To get a sense of the relatively muted Republican response to Obama on Libya, here are a few statements by leading Republicans on Kosovo under Clinton.
Senate Majority Leader Trent Lott: “The genocide has been taking place. The damage has been done. Now and only now they prepare to take serious action. I think that is curious.”
“I had doubts about the bombing campaign from the beginning…I didn’t think we had done enough in the diplomatic area.”
House Majority Leader Dick Armey: The Kosovo deployment is “poorly considered and unlikely to achieve our desired ends.”
Senate Majority Whip Don Nickles: “Once the bombing commenced, I think then Milosevic unleashed his forces, and then that’s when the slaughtering and the massive ethnic cleansing really started.”
House Majority Whip Tom DeLay: “Bombing a sovereign nation for ill-defined reasons with vague objectives undermines the American stature in the world. The international respect and trust for America has diminished every time we casually let the bombs fly.”
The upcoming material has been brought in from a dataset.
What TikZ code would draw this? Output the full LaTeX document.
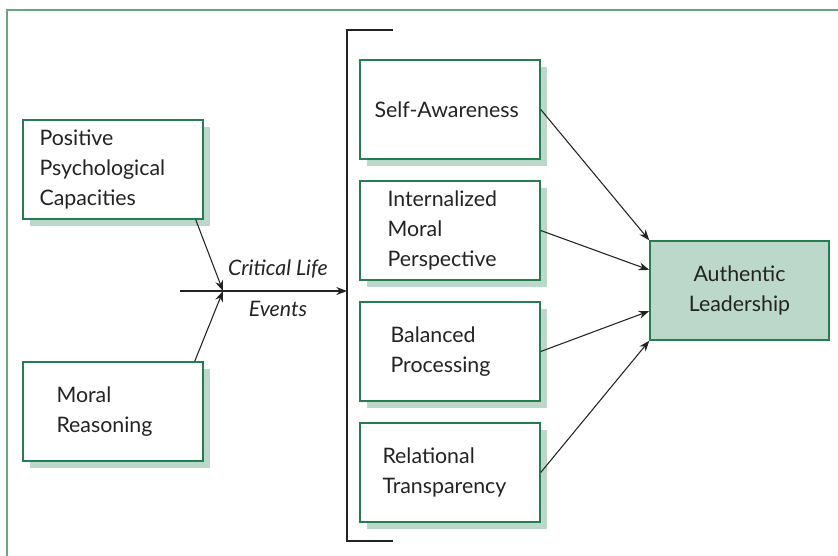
\documentclass[tikz,border=0pt]{standalone}
\usepackage{fontspec}
\setmainfont{Lato}
\usepackage{tikz}
\usetikzlibrary{arrows.meta,shadows}
\usepackage{xcolor}

\definecolor{framegreen}{RGB}{104,166,134}
\definecolor{boxgreen}{RGB}{36,126,82}
\definecolor{shadegreen}{RGB}{188,216,202}
\definecolor{inkgray}{RGB}{35,35,35}

\tikzset{
  plainbox/.style={draw=boxgreen, line width=1.1pt, fill=white, rectangle,
    minimum width=135pt, minimum height=74.25pt, inner sep=0pt},
  box/.style={plainbox,
    drop shadow={shadow xshift=5.25pt, shadow yshift=-5.25pt, fill=shadegreen, opacity=1}},
  boxtext/.style={align=left, inner sep=0pt, text=inkgray,
    font=\fontsize{16}{22.5}\selectfont},
  evtext/.style={inner sep=0pt, text=inkgray,
    font=\fontsize{16}{22.5}\selectfont\itshape},
  arr/.style={draw=inkgray, line width=0.8pt, -{Stealth[length=8pt,width=6pt]}}
}

\begin{document}
\begin{tikzpicture}[x=0.75pt,y=0.75pt,yscale=-1,xscale=1]
    \useasboundingbox (0,0) rectangle (838,556);

    %Shape: Frame
    \draw [framegreen, line width=1.5pt] (7,556) -- (7,10.5) -- (838,10.5);

    %Shape: Bracket
    \draw [inkgray, line width=1pt] (393,30) -- (347,30) -- (347,541) -- (393,541);

    %Shape: Rectangle [Positive Psychological Capacities]
    \node [box] (ppc) at (113,169.5) {};
    %Shape: Rectangle [Moral Reasoning]
    \node [box] (mr) at (113,411.5) {};
    %Shape: Rectangle [Self-Awareness]
    \node [box] (sa) at (450,109.5) {};
    %Shape: Rectangle [Internalized Moral Perspective]
    \node [box] (imp) at (450,230.5) {};
    %Shape: Rectangle [Balanced Processing]
    \node [box] (bp) at (450,351.5) {};
    %Shape: Rectangle [Relational Transparency]
    \node [box] (rt) at (450,472.5) {};
    %Shape: Rectangle [Authentic Leadership]
    \node [plainbox, fill=shadegreen, minimum width=134.25pt] (al) at (739.5,290.5) {};

    % Text Node
    \node [boxtext, anchor=west] (ppct) at ([xshift=12.75pt]ppc.west) {Positive\\Psychological\\Capacities};
    % Text Node
    \node [boxtext, anchor=west] (mrt) at ([xshift=25.5pt]mr.west) {Moral\\Reasoning};
    % Text Node
    \node [boxtext, anchor=west] (sat) at ([xshift=11.25pt]sa.west) {Self-Awareness};
    % Text Node
    \node [boxtext, anchor=west] (impt) at ([xshift=21pt]imp.west) {Internalized\\Moral\\Perspective};
    % Text Node
    \node [boxtext, anchor=west] (bpt) at ([xshift=23.25pt]bp.west) {Balanced\\Processing};
    % Text Node
    \node [boxtext, anchor=west] (rtt) at ([xshift=17.25pt]rt.west) {Relational\\Transparency};
    % Text Node
    \node [boxtext, align=center] (alt) at (al.center) {Authentic\\Leadership};

    % Critical life events
    \coordinate (evin) at (180,291);
    \coordinate (ev) at (223,291);
    \coordinate (brk) at (347,291);
    \node [evtext] (evtop) at (278,269) {Critical Life};
    \node [evtext] (evbot) at (278,309) {Events};

    \draw [arr, line width=1.1pt] (evin) -- (brk);
    \draw [arr] ([xshift=-6pt]ppc.south east) -- (ev);
    \draw [arr] ([xshift=-6.75pt]mr.north east) -- (ev);

    % Arrows into Authentic Leadership
    \draw [arr] (sa.east) -- (al.north west);
    \draw [arr] (imp.east) -- ([yshift=-15.4pt]al.west);
    \draw [arr] (bp.east) -- ([yshift=15.4pt]al.west);
    \draw [arr] (rt.east) -- (al.south west);

\end{tikzpicture}
\end{document}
“The administration has no plan to do anything but go to Kosovo, hold hands with the two sides and hope they behave when we leave. But of course they won’t. The killing and the mayhem will continue as soon as NATO pulls out.”
Sen. Rick Santorum: “President Clinton is once again releasing American military might on a foreign country with an ill-defined objective and no exit strategy. He has yet to tell the Congress how much this operation will cost. And he has not informed our nation’s armed forces about how long they will be away from home. These strikes do not make for a sound foreign policy.”
Sen. Richard Lugar: “This is President Clinton’s war, and when he falls flat on his face, that’s his problem.”
Now, a number of Republicans — including former Senate Majority Leader Bob Dole and Sen. John McCain — supported Clinton. But none of the above Republicans were exactly back-benchers.